If confronted in budget sessions in the next few weeks with divided opinions, Reagan is likely to "follow his instincts" and stick by the defense buildup and the tax cut, one official speculated. The result, he said, is that "we have a large 'structural' deficit" in the 1984 budget proposal.

For the current fiscal year of 1983, which ends next Sept. 30, the administration's original budget envisioned a defict of just under $100 billion. More recent estimates suggest that the red ink this fiscal year will exceed $150 billion.

For next year, Reagan has tentatively approved deep cuts in domestic discretionary spending, such as for parks or housing programs, and he is expected to see changes in so-called entitlements, the largest of which is Social Security.

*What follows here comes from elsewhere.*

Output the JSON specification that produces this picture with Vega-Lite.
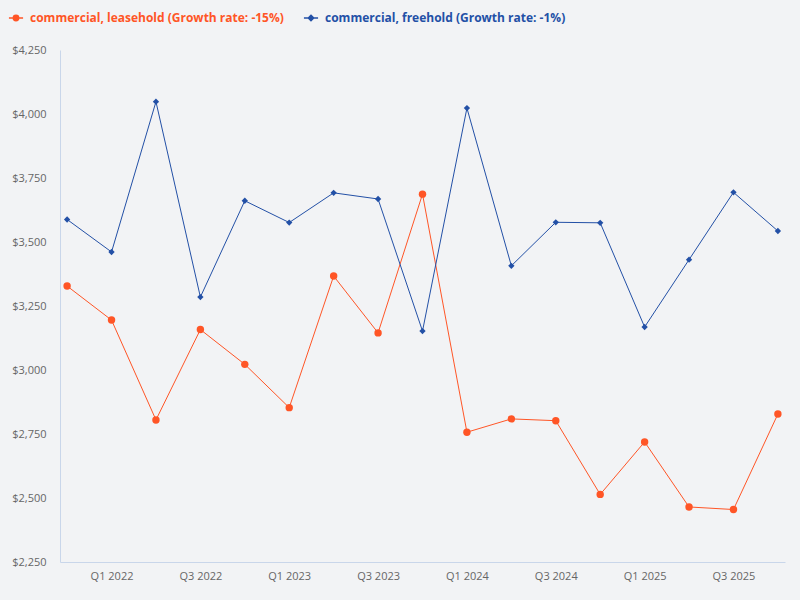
{
  "$schema": "https://vega.github.io/schema/vega-lite/v6.json",
  "width": 725,
  "height": 512,
  "autosize": {"type": "none"},
  "padding": {"left": 60, "top": 50, "right": 15, "bottom": 38},
  "background": "#f2f3f5",
  "config": {
    "font": "Open Sans",
    "view": {"stroke": null},
    "axis": {"labelFont": "Open Sans", "labelColor": "#666666", "labelFontSize": 11, "domainColor": "#c9d6ea", "ticks": false, "grid": false, "title": null}
  },
  "data": {
    "values": [
      {"q": "Q4 2021", "series": "commercial, leasehold (Growth rate: -15%)", "v": 3328},
      {"q": "Q1 2022", "series": "commercial, leasehold (Growth rate: -15%)", "v": 3195},
      {"q": "Q2 2022", "series": "commercial, leasehold (Growth rate: -15%)", "v": 2805},
      {"q": "Q3 2022", "series": "commercial, leasehold (Growth rate: -15%)", "v": 3158},
      {"q": "Q4 2022", "series": "commercial, leasehold (Growth rate: -15%)", "v": 3022},
      {"q": "Q1 2023", "series": "commercial, leasehold (Growth rate: -15%)", "v": 2853},
      {"q": "Q2 2023", "series": "commercial, leasehold (Growth rate: -15%)", "v": 3367},
      {"q": "Q3 2023", "series": "commercial, leasehold (Growth rate: -15%)", "v": 3145},
      {"q": "Q4 2023", "series": "commercial, leasehold (Growth rate: -15%)", "v": 3687},
      {"q": "Q1 2024", "series": "commercial, leasehold (Growth rate: -15%)", "v": 2757},
      {"q": "Q2 2024", "series": "commercial, leasehold (Growth rate: -15%)", "v": 2809},
      {"q": "Q3 2024", "series": "commercial, leasehold (Growth rate: -15%)", "v": 2802},
      {"q": "Q4 2024", "series": "commercial, leasehold (Growth rate: -15%)", "v": 2514},
      {"q": "Q1 2025", "series": "commercial, leasehold (Growth rate: -15%)", "v": 2719},
      {"q": "Q2 2025", "series": "commercial, leasehold (Growth rate: -15%)", "v": 2465},
      {"q": "Q3 2025", "series": "commercial, leasehold (Growth rate: -15%)", "v": 2455},
      {"q": "Q4 2025", "series": "commercial, leasehold (Growth rate: -15%)", "v": 2828},
      {"q": "Q4 2021", "series": "commercial, freehold (Growth rate: -1%)", "v": 3588},
      {"q": "Q1 2022", "series": "commercial, freehold (Growth rate: -1%)", "v": 3461},
      {"q": "Q2 2022", "series": "commercial, freehold (Growth rate: -1%)", "v": 4048},
      {"q": "Q3 2022", "series": "commercial, freehold (Growth rate: -1%)", "v": 3285},
      {"q": "Q4 2022", "series": "commercial, freehold (Growth rate: -1%)", "v": 3661},
      {"q": "Q1 2023", "series": "commercial, freehold (Growth rate: -1%)", "v": 3576},
      {"q": "Q2 2023", "series": "commercial, freehold (Growth rate: -1%)", "v": 3692},
      {"q": "Q3 2023", "series": "commercial, freehold (Growth rate: -1%)", "v": 3668},
      {"q": "Q4 2023", "series": "commercial, freehold (Growth rate: -1%)", "v": 3152},
      {"q": "Q1 2024", "series": "commercial, freehold (Growth rate: -1%)", "v": 4023},
      {"q": "Q2 2024", "series": "commercial, freehold (Growth rate: -1%)", "v": 3407},
      {"q": "Q3 2024", "series": "commercial, freehold (Growth rate: -1%)", "v": 3577},
      {"q": "Q4 2024", "series": "commercial, freehold (Growth rate: -1%)", "v": 3575},
      {"q": "Q1 2025", "series": "commercial, freehold (Growth rate: -1%)", "v": 3168},
      {"q": "Q2 2025", "series": "commercial, freehold (Growth rate: -1%)", "v": 3431},
      {"q": "Q3 2025", "series": "commercial, freehold (Growth rate: -1%)", "v": 3694},
      {"q": "Q4 2025", "series": "commercial, freehold (Growth rate: -1%)", "v": 3543}
    ]
  },
  "encoding": {
    "x": {
      "field": "q", "type": "ordinal", "sort": null,
      "scale": {"type": "point", "padding": 0.16},
      "axis": {"labelAngle": 0, "labelPadding": 8, "values": ["Q1 2022", "Q3 2022", "Q1 2023", "Q3 2023", "Q1 2024", "Q3 2024", "Q1 2025", "Q3 2025"]}
    },
    "y": {
      "field": "v", "type": "quantitative",
      "scale": {"domain": [2250, 4250], "nice": false, "zero": false},
      "axis": {"values": [2250, 2500, 2750, 3000, 3250, 3500, 3750, 4000, 4250], "format": "$,d", "labelPadding": 14}
    },
    "color": {
      "field": "series", "type": "nominal",
      "sort": ["commercial, leasehold (Growth rate: -15%)", "commercial, freehold (Growth rate: -1%)"],
      "scale": {"domain": ["commercial, leasehold (Growth rate: -15%)", "commercial, freehold (Growth rate: -1%)"], "range": ["#ff5526", "#2350a6"]}
    }
  },
  "layer": [
    {
      "mark": {"type": "line", "strokeWidth": 1},
      "encoding": {
        "color": {
          "field": "series", "type": "nominal",
          "sort": ["commercial, leasehold (Growth rate: -15%)", "commercial, freehold (Growth rate: -1%)"],
          "legend": {
            "title": null, "orient": "none", "direction": "horizontal", "legendX": -52, "legendY": -40,
            "labelFontSize": 12, "labelFontWeight": "bold", "labelFont": "Open Sans", "labelLimit": 0,
            "symbolSize": 200, "columnPadding": 16, "labelOffset": 6,
            "encode": {
              "labels": {"update": {"fill": {"signal": "scale('color', datum.value)"}}},
              "symbols": {"update": {
                "shape": {"signal": "indexof(datum.value, 'leasehold') >= 0 ? 'M-1,0H1M-0.38,0A0.38,0.38 0 1,0 0.38,0A0.38,0.38 0 1,0 -0.38,0Z' : 'M-1,0H1M0,-0.38L0.38,0L0,0.38L-0.38,0Z'"},
                "fill": {"signal": "scale('color', datum.value)"},
                "stroke": {"signal": "scale('color', datum.value)"},
                "strokeWidth": {"value": 1.5},
                "opacity": {"value": 1}
              }}
            }
          }
        }
      }
    },
    {
      "transform": [{"filter": "indexof(datum.series, 'leasehold') >= 0"}],
      "mark": {"type": "point", "filled": true, "opacity": 1, "shape": "circle", "size": 55}
    },
    {
      "transform": [{"filter": "indexof(datum.series, 'freehold') >= 0"}],
      "mark": {"type": "point", "filled": true, "opacity": 1, "shape": "diamond", "size": 40}
    }
  ]
}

Even though Reagan has been warned by congressional leaders that deep cuts in discretionary spending are unrealistic, the president is determined to ask for them, officials said.

"He knows he's not going to get it all," an administration insider said. This official recalled that Reagan has been told repeatedly that the administration won about half of the budget cuts it sought from Congress in the first two years. Thus, while Reagan may ask for another $25 billion to $30 billion next year, "it's going to be a hard fight to get even that," the official added.

But Reagan views the budget he sends to Congress as an opportunity to state his convictions, not compromise them. "It ought to be his statement," one adviser said.

The worry on Capitol Hill is that Reagan will attempt to turn the budget debate into an excercise for flogging Congress on spending.

"There's some concern that all Reagan is doing is setting up to run against the Congress," a congressional budget expert said. "But I'm hesitant to say it's all a throwaway. Whatever Congress comes up with, whatever horrid process we may have to go through, we're also going to have to show cuts, continuing high unemployment and high deficits.

"We'll have to look them in the eye. Things are orders-of-magnitude bigger. We got mad at Jimmy Carter for a $16 billion deficit. Now we're talking about $160 billion."